AI Video Generation API: Seedance 2.0 Fast Review, Real-World Use Cases 2026
Seedance 2.0 Fast review: reference image tagging, native audio, and cinematic formats tested across marketing, film, and MCN workflows. Real outputs and code.
Interest in AI video generation APIs has grown over 180% in the past six months, driven largely by marketing teams and content studios trying to produce more at lower cost. But the quality bar has quietly shifted too: clients no longer accept generic footage, they want consistent characters, brand-specific aesthetics, and content that actually looks like it was produced with intent. That's a much harder problem than text-to-video. Most models solve for one of these things.
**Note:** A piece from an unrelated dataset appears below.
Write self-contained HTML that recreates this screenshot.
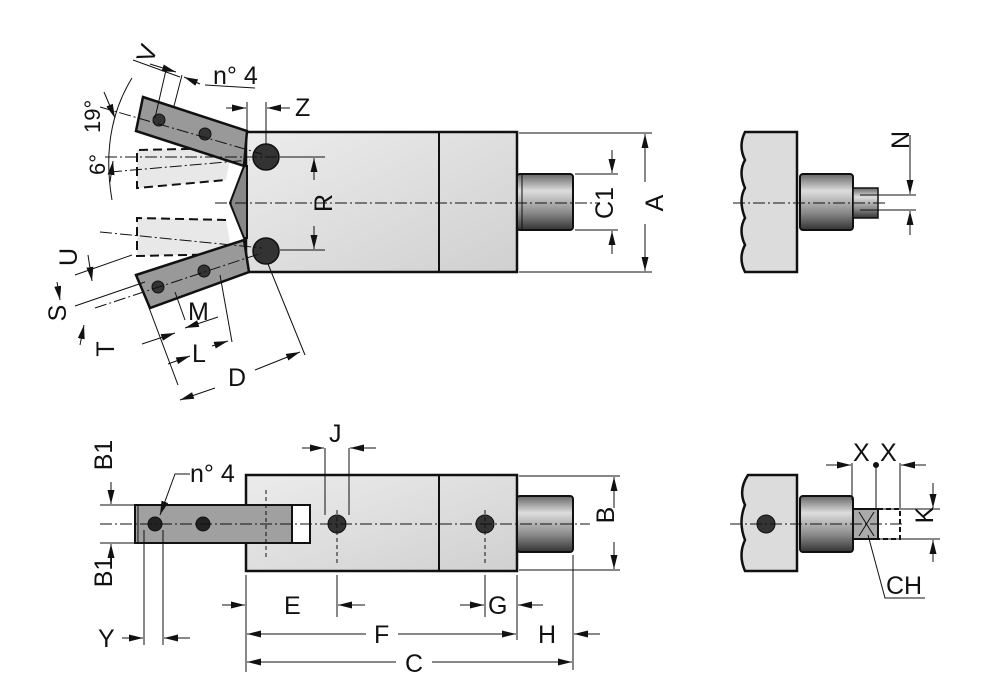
<!DOCTYPE html>
<html><head><meta charset="utf-8"><style>
html,body{margin:0;padding:0;background:#fff;}
svg{display:block;font-family:"Liberation Sans",sans-serif;}
</style></head><body>
<svg width="991" height="700" viewBox="0 0 991 700" xmlns="http://www.w3.org/2000/svg">
<defs>
<marker id="a" viewBox="0 0 14 7" refX="14" refY="3.5" markerWidth="14" markerHeight="7" orient="auto-start-reverse" markerUnits="userSpaceOnUse"><path d="M0,0L14,3.5L0,7z" fill="#111"/></marker>
<linearGradient id="sh" x1="0" y1="0" x2="0" y2="1"><stop offset="0" stop-color="#666"/><stop offset="0.3" stop-color="#ddd"/><stop offset="0.7" stop-color="#888"/><stop offset="1" stop-color="#333"/></linearGradient>
<linearGradient id="bd" x1="0" y1="0" x2="1" y2="1"><stop offset="0" stop-color="#ececec"/><stop offset="1" stop-color="#d0d0d0"/></linearGradient>
</defs>
<g stroke="#111" fill="none">
<rect x="246" y="132" width="271" height="140" fill="url(#bd)" stroke-width="2.5"/>
<line x1="439" y1="132" x2="439" y2="272" stroke-width="2"/>
<rect x="517" y="174" width="56" height="56" rx="3" fill="url(#sh)" stroke-width="2"/>
<line x1="522" y1="174" x2="522" y2="230"/>
<g stroke-dasharray="9,5" stroke-width="2" fill="#e8e8e8">
<path d="M232,148 L137,150 L137,188 L226,180" />
<path d="M226,220 L137,218 L137,256 L232,254"/>
</g>
<polygon points="244,166 230,203 244,238 247,238 247,166" fill="#888" stroke-width="2"/>
<polygon points="143,97 247,131 244,166 136,131" fill="#999" stroke-width="2.5"/>
<polygon points="136,275 244,240 249,272 150,308" fill="#999" stroke-width="2.5"/>
<circle cx="266" cy="157" r="13" fill="#333" stroke-width="1.5"/>
<circle cx="266" cy="251" r="13" fill="#333" stroke-width="1.5"/>
<circle cx="159" cy="120" r="6" fill="#333"/><circle cx="205" cy="134" r="6" fill="#333"/>
<circle cx="158" cy="287" r="6" fill="#333"/><circle cx="204" cy="271" r="6" fill="#333"/>
<g stroke-width="1" stroke-dasharray="12,3,2,3">
<line x1="215" y1="203" x2="600" y2="203"/>
<line x1="105" y1="157" x2="320" y2="157"/>
<line x1="100" y1="107" x2="262" y2="154"/>
<line x1="110" y1="172" x2="250" y2="160"/>
<line x1="100" y1="232" x2="262" y2="248"/>
<line x1="95" y1="308" x2="262" y2="253"/>
</g>
<g stroke-width="1">
<line x1="280" y1="157" x2="325" y2="157"/><line x1="280" y1="250" x2="325" y2="250"/>
<line x1="314" y1="180" x2="314" y2="158" marker-end="url(#a)"/><line x1="314" y1="226" x2="314" y2="249" marker-end="url(#a)"/>
<line x1="247" y1="102" x2="247" y2="130"/><line x1="266" y1="102" x2="266" y2="144"/>
<line x1="226" y1="108" x2="246" y2="108" marker-end="url(#a)"/><line x1="290" y1="108" x2="267" y2="108" marker-end="url(#a)"/>
<line x1="519" y1="133" x2="652" y2="133"/><line x1="519" y1="272" x2="652" y2="272"/>
<line x1="645" y1="182" x2="645" y2="134" marker-end="url(#a)"/><line x1="645" y1="224" x2="645" y2="271" marker-end="url(#a)"/>
<line x1="575" y1="174" x2="618" y2="174"/><line x1="575" y1="230" x2="618" y2="230"/>
<line x1="612" y1="150" x2="612" y2="173" marker-end="url(#a)"/><line x1="612" y1="254" x2="612" y2="231" marker-end="url(#a)"/>
<path d="M132,78 Q100,130 112,200"/>
<line x1="104" y1="92" x2="115" y2="118" marker-end="url(#a)"/>
<line x1="110" y1="182" x2="113" y2="161" marker-end="url(#a)"/>
<line x1="133" y1="60" x2="180" y2="77"/>
<line x1="150" y1="64" x2="176" y2="72" marker-end="url(#a)"/>
<line x1="200" y1="84" x2="184" y2="77" marker-end="url(#a)"/>
<line x1="166" y1="70" x2="155" y2="118"/><line x1="182" y1="75" x2="174" y2="106"/>
<line x1="205" y1="85" x2="255" y2="88"/>
<line x1="75" y1="275" x2="132" y2="255"/><line x1="75" y1="306" x2="145" y2="282"/>
<line x1="80" y1="345" x2="84" y2="325" marker-end="url(#a)"/>
<line x1="57" y1="282" x2="60" y2="300" marker-end="url(#a)"/>
<line x1="88" y1="255" x2="92" y2="281" marker-end="url(#a)"/>
<line x1="148" y1="305" x2="178" y2="385"/><line x1="175" y1="292" x2="185" y2="320"/>
<line x1="220" y1="275" x2="232" y2="342"/><line x1="268" y1="264" x2="305" y2="355"/>
<line x1="142" y1="344" x2="175" y2="333" marker-end="url(#a)"/>
<line x1="218" y1="317" x2="185" y2="328" marker-end="url(#a)"/>
<line x1="168" y1="364" x2="190" y2="356" marker-end="url(#a)"/>
<line x1="212" y1="346" x2="228" y2="341" marker-end="url(#a)"/>
<line x1="215" y1="388" x2="180" y2="400" marker-end="url(#a)"/>
<line x1="255" y1="370" x2="300" y2="352" marker-end="url(#a)"/>
</g>
<path d="M745,132 L797,132 L797,272 L745,272 Q738,258 745,245 Q738,230 745,218 Q738,200 745,188 Q738,172 745,160 Q738,146 745,132z" fill="#dcdcdc" stroke-width="2.5"/>
<rect x="800" y="174" width="53" height="56" rx="3" fill="url(#sh)" stroke-width="2"/>
<rect x="853" y="188" width="25" height="30" fill="url(#sh)" stroke-width="1.5"/>
<line x1="733" y1="203" x2="885" y2="203" stroke-width="1" stroke-dasharray="12,3,2,3"/>
<g stroke-width="1"><line x1="860" y1="195" x2="916" y2="195"/><line x1="860" y1="210" x2="916" y2="210"/>
<line x1="910" y1="135" x2="910" y2="194" marker-end="url(#a)"/><line x1="910" y1="235" x2="910" y2="211" marker-end="url(#a)"/></g>
<rect x="246" y="475" width="271" height="96" fill="url(#bd)" stroke-width="2.5"/>
<line x1="439" y1="475" x2="439" y2="571" stroke-width="2"/>
<rect x="517" y="496" width="56" height="56" rx="3" fill="url(#sh)" stroke-width="2"/>
<rect x="135" y="505" width="175" height="38" fill="#a0a0a0" stroke-width="2"/>
<rect x="292" y="505" width="18" height="38" fill="#fff" stroke-width="2"/>
<line x1="138" y1="505" x2="138" y2="543"/>
<circle cx="155" cy="524" r="7" fill="#222"/><circle cx="203" cy="524" r="7" fill="#222"/>
<circle cx="337" cy="524" r="9" fill="#333"/><circle cx="485" cy="524" r="9" fill="#333"/>
<line x1="100" y1="524" x2="590" y2="524" stroke-width="1" stroke-dasharray="12,3,2,3"/>
<g stroke-width="1" stroke-dasharray="4,3"><line x1="337" y1="510" x2="337" y2="565"/><line x1="485" y1="510" x2="485" y2="565"/><line x1="266" y1="490" x2="266" y2="560"/></g>
<g stroke-width="1">
<line x1="325" y1="448" x2="325" y2="515"/><line x1="349" y1="448" x2="349" y2="515"/>
<line x1="302" y1="448" x2="324" y2="448" marker-end="url(#a)"/><line x1="376" y1="448" x2="350" y2="448" marker-end="url(#a)"/>
<line x1="100" y1="505" x2="135" y2="505"/><line x1="100" y1="543" x2="135" y2="543"/>
<line x1="111" y1="482" x2="111" y2="504" marker-end="url(#a)"/><line x1="111" y1="564" x2="111" y2="544" marker-end="url(#a)"/>
<path d="M190,474 L175,474 L160,515" marker-end="url(#a)"/>
<line x1="144" y1="530" x2="144" y2="645"/><line x1="163" y1="530" x2="163" y2="645"/>
<line x1="122" y1="638" x2="143" y2="638" marker-end="url(#a)"/><line x1="190" y1="638" x2="164" y2="638" marker-end="url(#a)"/>
<line x1="246" y1="575" x2="246" y2="672"/><line x1="337" y1="575" x2="337" y2="617"/>
<line x1="485" y1="575" x2="485" y2="617"/><line x1="517" y1="575" x2="517" y2="640"/><line x1="573" y1="555" x2="573" y2="670"/>
<line x1="222" y1="605" x2="245" y2="605" marker-end="url(#a)"/><line x1="365" y1="605" x2="338" y2="605" marker-end="url(#a)"/>
<line x1="460" y1="605" x2="484" y2="605" marker-end="url(#a)"/><line x1="543" y1="605" x2="518" y2="605" marker-end="url(#a)"/>
<line x1="366" y1="634" x2="247" y2="634" marker-end="url(#a)"/><line x1="398" y1="634" x2="516" y2="634" marker-end="url(#a)"/>
<line x1="600" y1="634" x2="574" y2="634" marker-end="url(#a)"/>
<line x1="396" y1="662" x2="247" y2="662" marker-end="url(#a)"/><line x1="432" y1="662" x2="572" y2="662" marker-end="url(#a)"/>
<line x1="519" y1="476" x2="620" y2="476"/><line x1="519" y1="570" x2="620" y2="570"/>
<line x1="614" y1="508" x2="614" y2="477" marker-end="url(#a)"/><line x1="614" y1="542" x2="614" y2="569" marker-end="url(#a)"/>
</g>
<path d="M748,475 L797,475 L797,571 L745,571 Q738,555 745,540 Q738,522 745,505 Q738,490 748,475z" fill="#dcdcdc" stroke-width="2.5"/>
<rect x="800" y="496" width="53" height="56" rx="3" fill="url(#sh)" stroke-width="2"/>
<rect x="853" y="509" width="25" height="30" fill="#aaa" stroke-width="2"/>
<path d="M859,512 L874,536 M874,512 L859,536" stroke-width="1"/>
<path d="M878,509 L900,509 L900,539 L878,539" stroke-dasharray="5,3" stroke-width="2"/>
<circle cx="766" cy="524" r="9" fill="#333"/>
<line x1="730" y1="524" x2="905" y2="524" stroke-width="1" stroke-dasharray="12,3,2,3"/>
<g stroke-width="1">
<line x1="852" y1="463" x2="852" y2="500"/><line x1="876" y1="463" x2="876" y2="510"/><line x1="900" y1="463" x2="900" y2="508"/>
<circle cx="876" cy="465" r="2.5" fill="#111"/>
<line x1="826" y1="465" x2="851" y2="465" marker-end="url(#a)"/><line x1="926" y1="465" x2="901" y2="465" marker-end="url(#a)"/>
<line x1="880" y1="509" x2="940" y2="509"/><line x1="880" y1="539" x2="940" y2="539"/>
<line x1="933" y1="483" x2="933" y2="508" marker-end="url(#a)"/><line x1="933" y1="562" x2="933" y2="540" marker-end="url(#a)"/>
<path d="M868,535 L885,598 L925,598"/>
</g>
</g>
<g fill="#111" font-size="25">
<text x="138" y="60" transform="rotate(-70 148 52)">V</text>
<text x="213" y="84">n° 4</text>
<text x="295" y="116">Z</text>
<text x="100" y="133" transform="rotate(-90 100 133)" font-size="22">19°</text>
<text x="105" y="175" transform="rotate(-90 105 175)" font-size="22">6°</text>
<text x="323" y="212" transform="rotate(-90 323 203)" text-anchor="middle">R</text>
<text x="604" y="212" transform="rotate(-90 604 203)" text-anchor="middle">C1</text>
<text x="654" y="212" transform="rotate(-90 654 203)" text-anchor="middle">A</text>
<text x="909" y="152" transform="rotate(-90 903 146)" text-anchor="middle">N</text>
<text x="84" y="264" transform="rotate(-90 77 264)" text-anchor="middle">U</text>
<text x="73" y="320" transform="rotate(-90 66 320)" text-anchor="middle">S</text>
<text x="120" y="355" transform="rotate(-90 114 355)" text-anchor="middle">T</text>
<text x="188" y="320">M</text>
<text x="192" y="362">L</text>
<text x="228" y="386">D</text>
<text x="329" y="442">J</text>
<text x="190" y="482">n° 4</text>
<text x="120" y="463" transform="rotate(-90 112 463)" text-anchor="middle">B1</text>
<text x="120" y="580" transform="rotate(-90 112 580)" text-anchor="middle">B1</text>
<text x="623" y="524" transform="rotate(-90 614 524)" text-anchor="middle">B</text>
<text x="284" y="614">E</text>
<text x="488" y="614">G</text>
<text x="98" y="647">Y</text>
<text x="374" y="643">F</text>
<text x="538" y="643">H</text>
<text x="405" y="672">C</text>
<text x="853" y="461">X</text>
<text x="880" y="461">X</text>
<text x="942" y="524" transform="rotate(-90 933 524)" text-anchor="middle">K</text>
<text x="886" y="594">CH</text>
</g>
</svg>
</body></html>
Seedance 2.0 Fast is the first model I've tested that meaningfully attacks all three simultaneously, and at a price point that makes production-scale use viable.
In this post, I ran Seedance 2.0 Fast through six real production scenarios across marketing, film, and content creation. I'll show you the outputs, the exact prompts I used, and where the model shines versus where you should set expectations correctly.
What is Seedance 2.0 Fast?
Seedance 2.0 Fast is ByteDance's production-optimized video generation model, released in 2025 as the faster and more cost-efficient sibling to Seedance 2.0. Where the standard model prioritizes maximum fidelity, the Fast variant is tuned for throughput without meaningful quality loss in most production scenarios. It generates videos from 4 to 15 seconds at 720p resolution, across seven aspect ratios including the ultrawide 21:9 cinematic format. It supports first-frame and last-frame anchoring for precise scene control, and it can generate synchronized native audio in the same API call as the video.
The feature that separates it from every other video model in this category is the reference image system. You can pass up to multiple reference images and address each one by tag in your prompt using @image1, @image2, @image3, and so on. The model learns from those references and uses them in the generated video according to your instructions. I've not seen this level of reference control at this cost in any other model available via API.
Key Capabilities
Reference image tagging with @imageN syntax. This is the headline feature. Pass an array of reference image URLs and then control them directly in your prompt text. Supply a face as @image1 and three different outfits as @image2, @image3, @image4. Your prompt can then specify any order, any sequence, any scene for each reference. One set of inputs, unlimited compositional variations.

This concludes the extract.